(Entries taken from a collection)

==================================================

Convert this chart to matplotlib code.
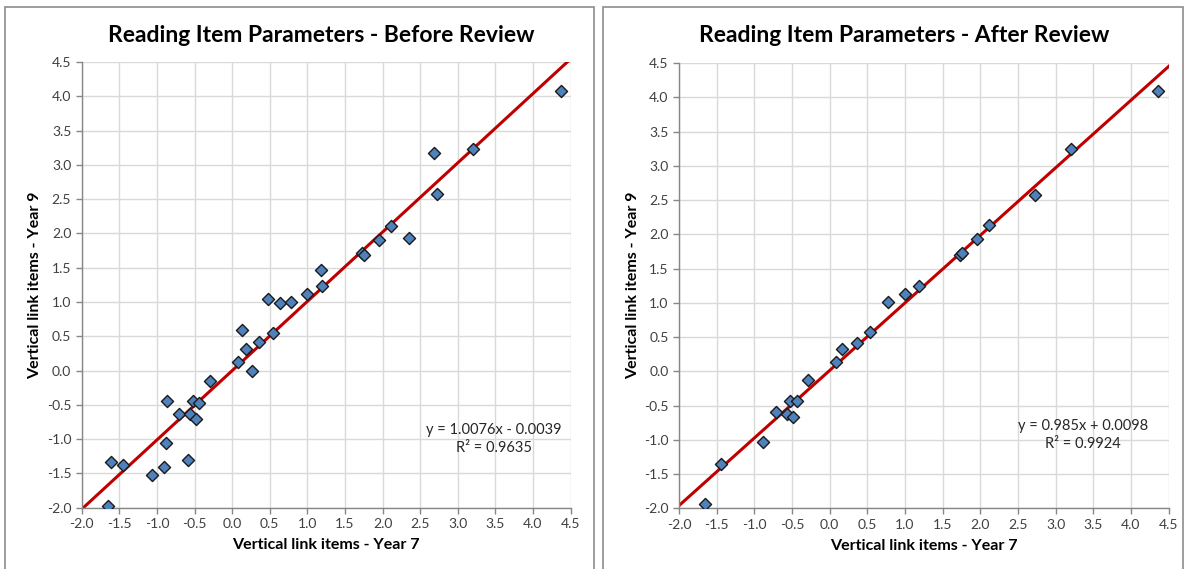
import numpy as np
import matplotlib
matplotlib.use("Agg")
from matplotlib import pyplot as plt
import matplotlib.patches as mpatches

plt.rcParams['font.family'] = ['Lato', 'DejaVu Sans']

# before review: year 7 vs year 9 item parameters
before_y7 = [-1.65, -1.61, -1.45, -1.06, -0.91, -0.88, -0.86, -0.71, -0.59, -0.56,
             -0.52, -0.48, -0.44, -0.29, 0.08, 0.13, 0.18, 0.27, 0.36, 0.48,
             0.55, 0.64, 0.78, 1.00, 1.19, 1.18, 1.73, 1.75, 1.95, 2.11,
             2.35, 2.68, 2.72, 3.21, 4.37]
before_y9 = [-1.97, -1.33, -1.37, -1.52, -1.40, -1.05, -0.44, -0.63, -1.30, -0.64,
             -0.45, -0.70, -0.47, -0.15, 0.13, 0.59, 0.31, 0.00, 0.41, 1.04,
             0.55, 0.99, 1.00, 1.11, 1.24, 1.47, 1.71, 1.69, 1.91, 2.11,
             1.93, 3.17, 2.57, 3.23, 4.07]

# after review
after_y7 = [-1.65, -1.44, -0.88, -0.71, -0.57, -0.53, -0.48, -0.44, -0.29, 0.08,
            0.17, 0.36, 0.54, 0.78, 1.00, 1.19, 1.73, 1.76, 1.95, 2.11,
            2.72, 3.21, 4.36]
after_y9 = [-1.94, -1.35, -1.03, -0.60, -0.62, -0.43, -0.67, -0.44, -0.13, 0.14,
            0.33, 0.42, 0.57, 1.01, 1.13, 1.25, 1.70, 1.73, 1.93, 2.13,
            2.58, 3.25, 4.09]

titles = ['Reading Item Parameters - Before Review', 'Reading Item Parameters - After Review']
fit_labels = [('y = 1.0076x - 0.0039', 'R² = 0.9635'), ('y = 0.985x + 0.0098', 'R² = 0.9924')]
ticks = np.arange(-2.0, 4.51, 0.5)

fig = plt.figure(figsize=(11.87, 5.69), dpi=100)
W, H = 1187, 569

# panel frames
for x0, x1 in [(5, 594), (603, 1183)]:
    fig.patches.append(mpatches.Rectangle((x0 / W, -0.02), (x1 - x0) / W, (H - 7) / H + 0.02,
                                          transform=fig.transFigure, fill=False,
                                          edgecolor='#8c8c8c', linewidth=1.2))

axes_pos = [[81.7 / W, 61.3 / H, 488.8 / W, 445.7 / H],
            [679 / W, 60.7 / H, 489.6 / W, 445.2 / H]]
title_x = [321, 904]
# text positions (pixels) for the fit annotation
ann_x = [494, 1083]
ann_y = [430, 426]

for k, (xs, ys) in enumerate([(before_y7, before_y9), (after_y7, after_y9)]):
    ax = fig.add_axes(axes_pos[k])
    ax.set_xlim(-2.0, 4.5)
    ax.set_ylim(-2.0, 4.5)
    ax.set_xticks(ticks)
    ax.set_yticks(ticks)
    ax.set_xticklabels(['%.1f' % t for t in ticks])
    ax.set_yticklabels(['%.1f' % t for t in ticks])
    ax.grid(True, color='#d9d9d9', linewidth=1.0)
    ax.set_axisbelow(True)
    for s in ['top', 'right']:
        ax.spines[s].set_visible(False)
    for s in ['left', 'bottom']:
        ax.spines[s].set_color('#868686')
        ax.spines[s].set_linewidth(1.0)
    ax.tick_params(colors='#868686', labelcolor='#404040', labelsize=10, length=4, width=1)

    # trend line from least squares fit
    m, c = np.polyfit(xs, ys, 1)
    lx = np.array([-2.0, 4.6])
    ax.plot(lx, m * lx + c, color='#c00000', linewidth=2.2, zorder=2)

    ax.scatter(xs, ys, marker='D', s=38, facecolor='#4f81bd', edgecolor='#1a1a1a',
               linewidth=1.0, zorder=3)

    ax.set_xlabel('Vertical link items - Year 7', fontsize=11.5, fontweight='bold', labelpad=6)
    ax.set_ylabel('Vertical link items - Year 9', fontsize=11.5, fontweight='bold', labelpad=3)

    fig.text(title_x[k] / W, 1 - 35 / H, titles[k], ha='center', va='center',
             fontsize=16.5, fontweight='bold')

    fig.text(ann_x[k] / W, 1 - ann_y[k] / H, fit_labels[k][0], ha='center', va='center',
             fontsize=10.5, color='#262626')
    fig.text(ann_x[k] / W, 1 - (ann_y[k] + 18) / H, fit_labels[k][1], ha='center', va='center',
             fontsize=10.5, color='#262626')

plt.savefig('out.png', dpi=100)
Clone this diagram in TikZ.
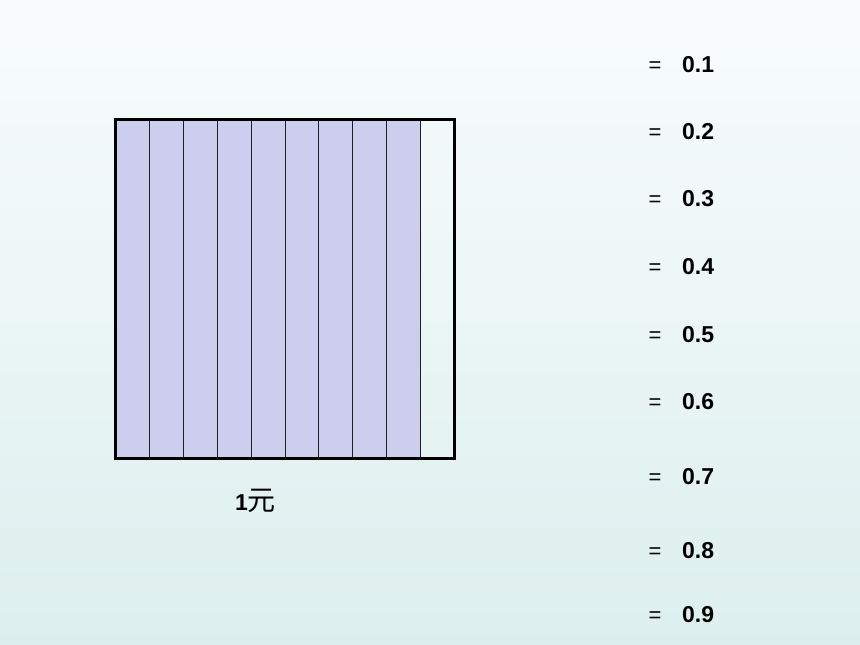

==================================================

Take the lines from the first line of the entries through the line with "1.93, 3.17, 2.57, 3.23, 4.07]", inclusive, and give them again exactly, minus any pictures.

## Solution for this problem
Convert this chart to matplotlib code.
import numpy as np
import matplotlib
matplotlib.use("Agg")
from matplotlib import pyplot as plt
import matplotlib.patches as mpatches

plt.rcParams['font.family'] = ['Lato', 'DejaVu Sans']

# before review: year 7 vs year 9 item parameters
before_y7 = [-1.65, -1.61, -1.45, -1.06, -0.91, -0.88, -0.86, -0.71, -0.59, -0.56,
             -0.52, -0.48, -0.44, -0.29, 0.08, 0.13, 0.18, 0.27, 0.36, 0.48,
             0.55, 0.64, 0.78, 1.00, 1.19, 1.18, 1.73, 1.75, 1.95, 2.11,
             2.35, 2.68, 2.72, 3.21, 4.37]
before_y9 = [-1.97, -1.33, -1.37, -1.52, -1.40, -1.05, -0.44, -0.63, -1.30, -0.64,
             -0.45, -0.70, -0.47, -0.15, 0.13, 0.59, 0.31, 0.00, 0.41, 1.04,
             0.55, 0.99, 1.00, 1.11, 1.24, 1.47, 1.71, 1.69, 1.91, 2.11,
             1.93, 3.17, 2.57, 3.23, 4.07]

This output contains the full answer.